– Сержант, – палец Нильсена ткнул в сторону Линдона Ли, – арестуйте этого человека!
Тот молча сделал жест двоим из своих людей, чтобы они взяли арестанта под стражу.
– И этих, – палец указал на четверку злоумышленников, давеча державших его за руки, потом голос его сорвался, – арестуйте всех!!! Это банда саботажников, бунтовщиков и пр-редателей!!!
Так. Выпученные глаза, багровая физиономия, жилы на шее, и, главное, безобразно встрепанные волосы. Еще чуть-чуть – и забьется в припадке. Явно не соображает, что творит.
– Сэр, если речь идет о бунте и массовых беспорядках, я обязан доложить дежурному офицеру.
– Сержант! Выполнять!!!
– Ничем не могу помочь, сэр. Я не наблюдаю прямого насилия, а лейтенант Кемпбелл прибудет через минуту, сэр. Я доложил суть возникших затруднений и, думаю, он легко разрешит возникшую проблему.
– Ах, ты…
Сержант увернулся от удара, не сходя с места.
– Сэр, ваши действия опасны прежде всего для вас. Я обязан позаботиться о вашей безопасности. Любыми средствами.
Почуявший неладное лейтенант не замедлил явиться на место происшествия, и бешено брыкающегося Нильсена немедленно доставили в медицинский блок.
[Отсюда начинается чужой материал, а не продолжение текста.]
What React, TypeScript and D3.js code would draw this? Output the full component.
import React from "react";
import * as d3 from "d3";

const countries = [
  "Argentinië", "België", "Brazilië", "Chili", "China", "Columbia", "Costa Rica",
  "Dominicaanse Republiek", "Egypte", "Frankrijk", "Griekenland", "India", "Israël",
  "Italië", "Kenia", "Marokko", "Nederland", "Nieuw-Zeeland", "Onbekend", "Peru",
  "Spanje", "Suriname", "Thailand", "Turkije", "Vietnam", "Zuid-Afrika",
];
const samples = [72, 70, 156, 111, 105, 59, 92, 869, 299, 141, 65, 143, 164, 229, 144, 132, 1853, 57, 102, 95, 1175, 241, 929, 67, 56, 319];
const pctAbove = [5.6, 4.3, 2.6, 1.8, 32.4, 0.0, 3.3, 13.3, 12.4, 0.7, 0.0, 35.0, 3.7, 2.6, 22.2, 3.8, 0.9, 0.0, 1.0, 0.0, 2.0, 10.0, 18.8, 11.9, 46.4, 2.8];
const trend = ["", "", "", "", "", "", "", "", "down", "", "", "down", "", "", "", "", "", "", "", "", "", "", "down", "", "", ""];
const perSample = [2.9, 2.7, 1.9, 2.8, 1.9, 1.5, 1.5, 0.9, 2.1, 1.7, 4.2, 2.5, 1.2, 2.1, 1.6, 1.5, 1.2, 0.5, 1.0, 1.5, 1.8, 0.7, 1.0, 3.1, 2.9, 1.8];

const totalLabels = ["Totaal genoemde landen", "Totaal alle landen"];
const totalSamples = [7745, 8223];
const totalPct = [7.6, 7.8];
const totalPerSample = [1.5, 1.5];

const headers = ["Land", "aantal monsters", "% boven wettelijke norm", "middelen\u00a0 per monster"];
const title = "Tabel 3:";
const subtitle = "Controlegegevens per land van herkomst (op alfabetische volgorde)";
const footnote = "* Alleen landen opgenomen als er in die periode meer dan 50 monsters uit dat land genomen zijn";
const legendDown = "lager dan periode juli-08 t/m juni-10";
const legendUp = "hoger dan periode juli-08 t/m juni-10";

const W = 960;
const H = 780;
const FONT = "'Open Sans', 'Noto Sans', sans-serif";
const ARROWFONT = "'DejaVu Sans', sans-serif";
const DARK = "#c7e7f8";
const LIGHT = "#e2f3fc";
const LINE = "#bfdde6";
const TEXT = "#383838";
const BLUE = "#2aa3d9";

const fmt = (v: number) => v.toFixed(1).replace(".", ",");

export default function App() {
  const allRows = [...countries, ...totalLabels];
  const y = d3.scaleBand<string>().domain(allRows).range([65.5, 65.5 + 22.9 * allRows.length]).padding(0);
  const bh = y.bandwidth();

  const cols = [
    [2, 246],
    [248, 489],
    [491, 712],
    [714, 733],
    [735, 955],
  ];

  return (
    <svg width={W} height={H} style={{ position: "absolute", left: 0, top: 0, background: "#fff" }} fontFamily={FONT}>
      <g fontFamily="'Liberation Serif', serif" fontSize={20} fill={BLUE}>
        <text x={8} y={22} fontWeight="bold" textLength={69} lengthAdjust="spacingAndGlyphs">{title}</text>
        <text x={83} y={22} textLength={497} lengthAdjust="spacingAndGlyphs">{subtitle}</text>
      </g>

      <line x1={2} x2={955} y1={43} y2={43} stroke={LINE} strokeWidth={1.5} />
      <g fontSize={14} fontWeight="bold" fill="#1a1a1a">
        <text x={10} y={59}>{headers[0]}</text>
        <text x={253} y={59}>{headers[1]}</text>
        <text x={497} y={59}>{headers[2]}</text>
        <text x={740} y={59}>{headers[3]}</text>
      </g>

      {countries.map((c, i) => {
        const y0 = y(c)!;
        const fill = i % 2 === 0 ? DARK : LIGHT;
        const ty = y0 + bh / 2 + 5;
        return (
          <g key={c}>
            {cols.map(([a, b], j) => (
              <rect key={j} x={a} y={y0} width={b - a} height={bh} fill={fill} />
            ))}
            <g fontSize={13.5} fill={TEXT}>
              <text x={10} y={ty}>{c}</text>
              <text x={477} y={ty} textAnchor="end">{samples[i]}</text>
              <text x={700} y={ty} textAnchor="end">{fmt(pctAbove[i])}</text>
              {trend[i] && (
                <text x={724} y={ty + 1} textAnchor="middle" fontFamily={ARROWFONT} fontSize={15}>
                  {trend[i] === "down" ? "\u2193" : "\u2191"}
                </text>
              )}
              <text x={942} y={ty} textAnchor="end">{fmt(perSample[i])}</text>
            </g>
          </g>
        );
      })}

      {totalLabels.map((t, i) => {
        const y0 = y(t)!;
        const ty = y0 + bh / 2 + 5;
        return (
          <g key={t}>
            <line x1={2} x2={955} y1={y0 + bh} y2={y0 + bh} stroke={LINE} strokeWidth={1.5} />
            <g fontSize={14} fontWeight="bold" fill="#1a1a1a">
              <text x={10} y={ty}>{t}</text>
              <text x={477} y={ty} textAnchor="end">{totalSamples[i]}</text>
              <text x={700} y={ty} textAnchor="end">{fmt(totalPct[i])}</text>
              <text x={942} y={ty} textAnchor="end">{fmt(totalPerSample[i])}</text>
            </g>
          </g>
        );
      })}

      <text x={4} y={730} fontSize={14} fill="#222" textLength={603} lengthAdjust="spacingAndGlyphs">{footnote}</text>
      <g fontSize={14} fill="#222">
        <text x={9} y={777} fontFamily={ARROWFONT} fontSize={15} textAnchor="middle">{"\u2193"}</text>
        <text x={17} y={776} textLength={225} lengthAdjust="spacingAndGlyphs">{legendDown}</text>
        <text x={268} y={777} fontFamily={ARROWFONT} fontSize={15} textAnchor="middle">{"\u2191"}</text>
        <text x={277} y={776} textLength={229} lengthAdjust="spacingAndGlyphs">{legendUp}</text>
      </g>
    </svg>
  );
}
– У него давление двести тридцать и пульс сто сорок. Удача еще, что жив. – Спустя полтора часа докладывал по телефону почтенный эскулап. – Приступ дикого буйства. Дал ему лошадиную дозу торазина, так практически никакого эффекта…
– Что с ним, док?
– Явления характерны для целого ряда заболеваний. Возможно, что-нибудь эндокринное. Или острый психоз. Ряд нейроинфекций тоже протекают со сходной симптоматикой. Вплоть до бешенства.
– Понятно. Вам самим, следовательно, не справиться.
– Очень тяжелый случай. Не только не ручаюсь за его жизнь, но даже и первую помощь полноценно оказать не смогу. Его нужно срочно эвакуировать в госпиталь.
– Медицина, по обыкновению, темнит, но в последнее время они все больше склоняются к какому-то там особо злому сорту шизофрении, которая якобы тоже протекает с температурой, буйством и кончается похоронами. Типа того, что он и раньше-то был чокнутый, а теперь, с повышением ответственности, не выдержал и вообще съехал. А пока что плодом его бурной деятельности является широкое тиражирование исходных материалов в каких-то гомерических масштабах…
– Чушь! Нашли шизофреника! Я знаю его тыщу лет, и более здоровой сволочи с более крепкими нервами…
– Отлично. Значит, тебе будет что сказать на комиссии, которую срочно создали для расследования вопиющего случая выбора для ответственной работы явного душевнобольного…
– А-а, вот как, значит? Значит, платить за битые горшки предоставляется мне?
– Так кому-то же надо? А креатура это была твоя, всецело, так что…
– Джон…
– Что?
– А точная величина тиража, – ну, о котором ты говорил, – она известна?
– Официального уточнения пока что не проводилось, так что и цифр никто не называл… А ты хочешь сказать…
– Да. Хочу сказать, что в этом плане шум может быть только на пользу. В смысле – шумок.
– Узнал. Лежит без сознания, постоянно на медикаментах, непрерывно капают какую-то дрянь, чтоб снизить давление, но пара-тройка кровоизлияний как будто бы уже были. Высох на щепку, постоянно температура за сорок. У докторов вид скорбно-отрешенный, говорят, что с такой болячкой шансов практически нет, но врут, потому что на самом деле до сих пор не знают, что с ним такое.
– А ты, понятно, сказал, что сильно волнуешься за его здоровье, а? Или, того хуже, что волнуемся мы все, а тебе – поручили разузнать?
– Что-то вроде того. А что мне еще было сказать?
– Ты все-таки выдающийся лицемер.
– Я математик. И знаю, что не соврал ни единого слова. Потому что беспокоиться о здоровье можно на две стати: как бы не помер и как бы не выздоровел.
– Логично. Печально, потому что именно такого мы не планировали.